__Source material__

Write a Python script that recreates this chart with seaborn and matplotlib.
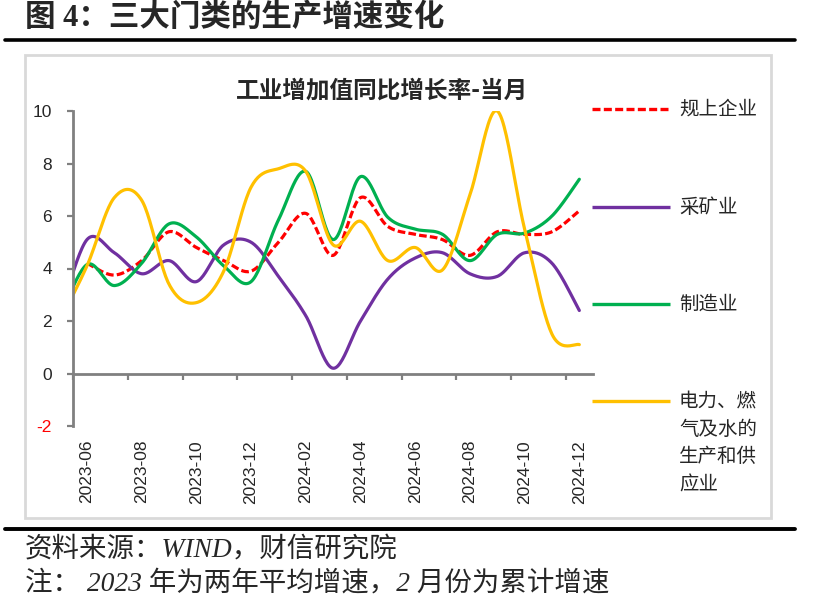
import numpy as np
import pandas as pd
import matplotlib
matplotlib.use('Agg')
import matplotlib.pyplot as plt
from matplotlib.lines import Line2D
from matplotlib.patches import Rectangle
import seaborn as sns

# data (2023 = two-year average, 2023-05 only partly visible at the left edge)
months = ['2023-05', '2023-06', '2023-07', '2023-08', '2023-09', '2023-10', '2023-11', '2023-12',
          '2024-01', '2024-02', '2024-03', '2024-04', '2024-05', '2024-06', '2024-07', '2024-08',
          '2024-09', '2024-10', '2024-11', '2024-12']
total = [np.nan, 4.2, 3.75, 4.3, 5.4, 4.8, 4.3, 3.9, 5.0, 6.1, 4.5, 6.7, 5.6, 5.3, 5.1, 4.5, 5.4, 5.3, 5.4, 6.2]
mining = [2.2, 5.1, 4.6, 3.8, 4.3, 3.5, 4.9, 5.0, 3.7, 2.2, 0.2, 2.0, 3.6, 4.4, 4.6, 3.8, 3.7, 4.6, 4.2, 2.4]
manuf = [2.1, 4.15, 3.35, 4.2, 5.7, 5.2, 4.1, 3.5, 5.85, 7.7, 5.1, 7.5, 5.95, 5.5, 5.3, 4.3, 5.3, 5.35, 6.0, 7.4]
power = [2.0, 4.1, 6.7, 6.6, 3.4, 2.7, 3.9, 7.1, 7.8, 7.7, 4.9, 5.8, 4.3, 4.8, 3.95, 6.8, 10.0, 5.5, 1.5, 1.1]

names = ['规上企业', '采矿业', '制造业', '电力、燃气及水的生产和供应业']
legend_labels = ['规上企业', '采矿业', '制造业', '电力、燃\n气及水的\n生产和供\n应业']
colors = ['#FF0000', '#7030A0', '#00B050', '#FFC000']

W, H = 820, 606


def smooth(x, y, n=24):
    # excel style smoothed line (bezier with catmull-rom control points)
    P = np.column_stack([np.asarray(x, float), np.asarray(y, float)])
    P = np.vstack([P[0], P, P[-1]])
    t = np.linspace(0, 1, n, endpoint=False)[:, None]
    out = []
    for i in range(1, len(P) - 2):
        p0, p1, p2, p3 = P[i - 1], P[i], P[i + 1], P[i + 2]
        c1 = p1 + (p2 - p0) / 6
        c2 = p2 - (p3 - p1) / 6
        out.append((1 - t) ** 3 * p1 + 3 * (1 - t) ** 2 * t * c1 + 3 * (1 - t) * t ** 2 * c2 + t ** 3 * p2)
    out.append(P[-2][None, :])
    out = np.vstack(out)
    return out[:, 0], out[:, 1]


xpos = np.arange(len(months)) - 1  # 2023-06 -> 0
frames = []
for name, vals in zip(names, [total, mining, manuf, power]):
    s = pd.Series(vals, index=xpos).dropna()
    sx, sy = smooth(s.index.values, s.values)
    frames.append(pd.DataFrame({'x': sx, 'y': sy, 'name': name}))
df = pd.concat(frames, ignore_index=True)

sns.set_style('white')
plt.rcParams['font.family'] = ['Liberation Sans', 'Noto Sans CJK SC', 'DejaVu Sans']
plt.rcParams['axes.unicode_minus'] = False

fig = plt.figure(figsize=(W / 100, H / 100), dpi=100)
ax = fig.add_axes([73.3 / W, 1 - 426 / H, (593 - 73.3) / W, (426 - 111) / H])

sns.lineplot(data=df, x='x', y='y', hue='name', style='name', hue_order=names, style_order=names,
             palette=dict(zip(names, colors)),
             dashes={names[0]: (2.4, 1.0), names[1]: '', names[2]: '', names[3]: ''},
             sort=False, estimator=None, legend=False, linewidth=2.3, ax=ax)

ax.set_xlim(-0.5, 18.5)
ax.set_ylim(-2, 10)
ax.set_yticks(range(-2, 11, 2))
ax.set_xticks(range(0, 19, 2))
ax.set_xticklabels(months[1::2], rotation=90)
ax.set_xlabel('')
ax.set_ylabel('')
ax.tick_params(axis='x', length=0, pad=10, labelsize=12.5)
ax.tick_params(axis='y', left=True, direction='out', length=4.5, width=1.6, color='#808080',
               pad=11, labelsize=12.5)
for sp in ['top', 'right', 'bottom']:
    ax.spines[sp].set_visible(False)
ax.spines['left'].set_color('#808080')
ax.spines['left'].set_linewidth(2)
ax.get_yticklabels()[0].set_color('#FF0000')

# horizontal axis crossing at zero with tick marks between months
sec = ax.secondary_xaxis((0 - ax.get_ylim()[0]) / (ax.get_ylim()[1] - ax.get_ylim()[0]))
sec.set_xticks(np.arange(-0.5, 18, 2))
sec.tick_params(axis='x', direction='out', length=4.5, width=1.6, color='#808080', labelbottom=False)
sec.spines['bottom'].set_color('#808080')
sec.spines['bottom'].set_linewidth(2)

fig.text(382 / W, 1 - 91 / H, '工业增加值同比增长率-当月', ha='center', va='center',
         fontsize=17, weight='bold', family=['Noto Sans CJK SC'])

# legend on the right
leg_y = [109, 207, 304, 401]
for lab, c, yy, i in zip(legend_labels, colors, leg_y, range(4)):
    ln = Line2D([592 / W, 670 / W], [1 - yy / H, 1 - yy / H], transform=fig.transFigure,
                color=c, lw=2.4, solid_capstyle='butt')
    if i == 0:
        ln.set_dashes((2.4, 1.0))
    fig.add_artist(ln)
    if i < 3:
        fig.text(679 / W, 1 - yy / H, lab, ha='left', va='center', fontsize=14,
                 family=['Noto Sans CJK SC'])
    else:
        fig.text(679 / W, 1 - (yy - 10) / H, lab, ha='left', va='top', fontsize=14,
                 family=['Noto Sans CJK SC'], linespacing=1.42)

# chart frame and page decorations
fig.add_artist(Rectangle((25 / W, 1 - 518 / H), (771 - 25) / W, (518 - 55) / H,
                         transform=fig.transFigure, fill=False, edgecolor='#D9D9D9', lw=2))
fig.add_artist(Line2D([5 / W, 795 / W], [1 - 40 / H, 1 - 40 / H], transform=fig.transFigure,
                      color='black', lw=2.6))
fig.add_artist(Line2D([5 / W, 795 / W], [1 - 529 / H, 1 - 529 / H], transform=fig.transFigure,
                      color='black', lw=2.8))

fig.text(25 / W, 1 - 18 / H, '图 4：三大门类的生产增速变化', ha='left', va='center',
         fontsize=22, weight='bold', family=['Liberation Serif', 'Noto Sans CJK SC'])
fig.text(25 / W, 1 - 550 / H, '资料来源：WIND，财信研究院', ha='left', va='center',
         fontsize=19.8, style='italic', family=['Liberation Serif', 'Noto Sans CJK SC'])
fig.text(25 / W, 1 - 584 / H, '注： 2023 年为两年平均增速，2 月份为累计增速', ha='left', va='center',
         fontsize=19.8, style='italic', family=['Liberation Serif', 'Noto Sans CJK SC'])

fig.savefig('out.png', dpi=100, facecolor='white')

__Short exercise__
Output the data above without changes, apart from leaving out the pictures.

__Right answer__
Write a Python script that recreates this chart with seaborn and matplotlib.
import numpy as np
import pandas as pd
import matplotlib
matplotlib.use('Agg')
import matplotlib.pyplot as plt
from matplotlib.lines import Line2D
from matplotlib.patches import Rectangle
import seaborn as sns

# data (2023 = two-year average, 2023-05 only partly visible at the left edge)
months = ['2023-05', '2023-06', '2023-07', '2023-08', '2023-09', '2023-10', '2023-11', '2023-12',
          '2024-01', '2024-02', '2024-03', '2024-04', '2024-05', '2024-06', '2024-07', '2024-08',
          '2024-09', '2024-10', '2024-11', '2024-12']
total = [np.nan, 4.2, 3.75, 4.3, 5.4, 4.8, 4.3, 3.9, 5.0, 6.1, 4.5, 6.7, 5.6, 5.3, 5.1, 4.5, 5.4, 5.3, 5.4, 6.2]
mining = [2.2, 5.1, 4.6, 3.8, 4.3, 3.5, 4.9, 5.0, 3.7, 2.2, 0.2, 2.0, 3.6, 4.4, 4.6, 3.8, 3.7, 4.6, 4.2, 2.4]
manuf = [2.1, 4.15, 3.35, 4.2, 5.7, 5.2, 4.1, 3.5, 5.85, 7.7, 5.1, 7.5, 5.95, 5.5, 5.3, 4.3, 5.3, 5.35, 6.0, 7.4]
power = [2.0, 4.1, 6.7, 6.6, 3.4, 2.7, 3.9, 7.1, 7.8, 7.7, 4.9, 5.8, 4.3, 4.8, 3.95, 6.8, 10.0, 5.5, 1.5, 1.1]

names = ['规上企业', '采矿业', '制造业', '电力、燃气及水的生产和供应业']
legend_labels = ['规上企业', '采矿业', '制造业', '电力、燃\n气及水的\n生产和供\n应业']
colors = ['#FF0000', '#7030A0', '#00B050', '#FFC000']

W, H = 820, 606


def smooth(x, y, n=24):
    # excel style smoothed line (bezier with catmull-rom control points)
    P = np.column_stack([np.asarray(x, float), np.asarray(y, float)])
    P = np.vstack([P[0], P, P[-1]])
    t = np.linspace(0, 1, n, endpoint=False)[:, None]
    out = []
    for i in range(1, len(P) - 2):
        p0, p1, p2, p3 = P[i - 1], P[i], P[i + 1], P[i + 2]
        c1 = p1 + (p2 - p0) / 6
        c2 = p2 - (p3 - p1) / 6
        out.append((1 - t) ** 3 * p1 + 3 * (1 - t) ** 2 * t * c1 + 3 * (1 - t) * t ** 2 * c2 + t ** 3 * p2)
    out.append(P[-2][None, :])
    out = np.vstack(out)
    return out[:, 0], out[:, 1]


xpos = np.arange(len(months)) - 1  # 2023-06 -> 0
frames = []
for name, vals in zip(names, [total, mining, manuf, power]):
    s = pd.Series(vals, index=xpos).dropna()
    sx, sy = smooth(s.index.values, s.values)
    frames.append(pd.DataFrame({'x': sx, 'y': sy, 'name': name}))
df = pd.concat(frames, ignore_index=True)

sns.set_style('white')
plt.rcParams['font.family'] = ['Liberation Sans', 'Noto Sans CJK SC', 'DejaVu Sans']
plt.rcParams['axes.unicode_minus'] = False

fig = plt.figure(figsize=(W / 100, H / 100), dpi=100)
ax = fig.add_axes([73.3 / W, 1 - 426 / H, (593 - 73.3) / W, (426 - 111) / H])

sns.lineplot(data=df, x='x', y='y', hue='name', style='name', hue_order=names, style_order=names,
             palette=dict(zip(names, colors)),
             dashes={names[0]: (2.4, 1.0), names[1]: '', names[2]: '', names[3]: ''},
             sort=False, estimator=None, legend=False, linewidth=2.3, ax=ax)

ax.set_xlim(-0.5, 18.5)
ax.set_ylim(-2, 10)
ax.set_yticks(range(-2, 11, 2))
ax.set_xticks(range(0, 19, 2))
ax.set_xticklabels(months[1::2], rotation=90)
ax.set_xlabel('')
ax.set_ylabel('')
ax.tick_params(axis='x', length=0, pad=10, labelsize=12.5)
ax.tick_params(axis='y', left=True, direction='out', length=4.5, width=1.6, color='#808080',
               pad=11, labelsize=12.5)
for sp in ['top', 'right', 'bottom']:
    ax.spines[sp].set_visible(False)
ax.spines['left'].set_color('#808080')
ax.spines['left'].set_linewidth(2)
ax.get_yticklabels()[0].set_color('#FF0000')

# horizontal axis crossing at zero with tick marks between months
sec = ax.secondary_xaxis((0 - ax.get_ylim()[0]) / (ax.get_ylim()[1] - ax.get_ylim()[0]))
sec.set_xticks(np.arange(-0.5, 18, 2))
sec.tick_params(axis='x', direction='out', length=4.5, width=1.6, color='#808080', labelbottom=False)
sec.spines['bottom'].set_color('#808080')
sec.spines['bottom'].set_linewidth(2)

fig.text(382 / W, 1 - 91 / H, '工业增加值同比增长率-当月', ha='center', va='center',
         fontsize=17, weight='bold', family=['Noto Sans CJK SC'])

# legend on the right
leg_y = [109, 207, 304, 401]
for lab, c, yy, i in zip(legend_labels, colors, leg_y, range(4)):
    ln = Line2D([592 / W, 670 / W], [1 - yy / H, 1 - yy / H], transform=fig.transFigure,
                color=c, lw=2.4, solid_capstyle='butt')
    if i == 0:
        ln.set_dashes((2.4, 1.0))
    fig.add_artist(ln)
    if i < 3:
        fig.text(679 / W, 1 - yy / H, lab, ha='left', va='center', fontsize=14,
                 family=['Noto Sans CJK SC'])
    else:
        fig.text(679 / W, 1 - (yy - 10) / H, lab, ha='left', va='top', fontsize=14,
                 family=['Noto Sans CJK SC'], linespacing=1.42)

# chart frame and page decorations
fig.add_artist(Rectangle((25 / W, 1 - 518 / H), (771 - 25) / W, (518 - 55) / H,
                         transform=fig.transFigure, fill=False, edgecolor='#D9D9D9', lw=2))
fig.add_artist(Line2D([5 / W, 795 / W], [1 - 40 / H, 1 - 40 / H], transform=fig.transFigure,
                      color='black', lw=2.6))
fig.add_artist(Line2D([5 / W, 795 / W], [1 - 529 / H, 1 - 529 / H], transform=fig.transFigure,
                      color='black', lw=2.8))

fig.text(25 / W, 1 - 18 / H, '图 4：三大门类的生产增速变化', ha='left', va='center',
         fontsize=22, weight='bold', family=['Liberation Serif', 'Noto Sans CJK SC'])
fig.text(25 / W, 1 - 550 / H, '资料来源：WIND，财信研究院', ha='left', va='center',
         fontsize=19.8, style='italic', family=['Liberation Serif', 'Noto Sans CJK SC'])
fig.text(25 / W, 1 - 584 / H, '注： 2023 年为两年平均增速，2 月份为累计增速', ha='left', va='center',
         fontsize=19.8, style='italic', family=['Liberation Serif', 'Noto Sans CJK SC'])

fig.savefig('out.png', dpi=100, facecolor='white')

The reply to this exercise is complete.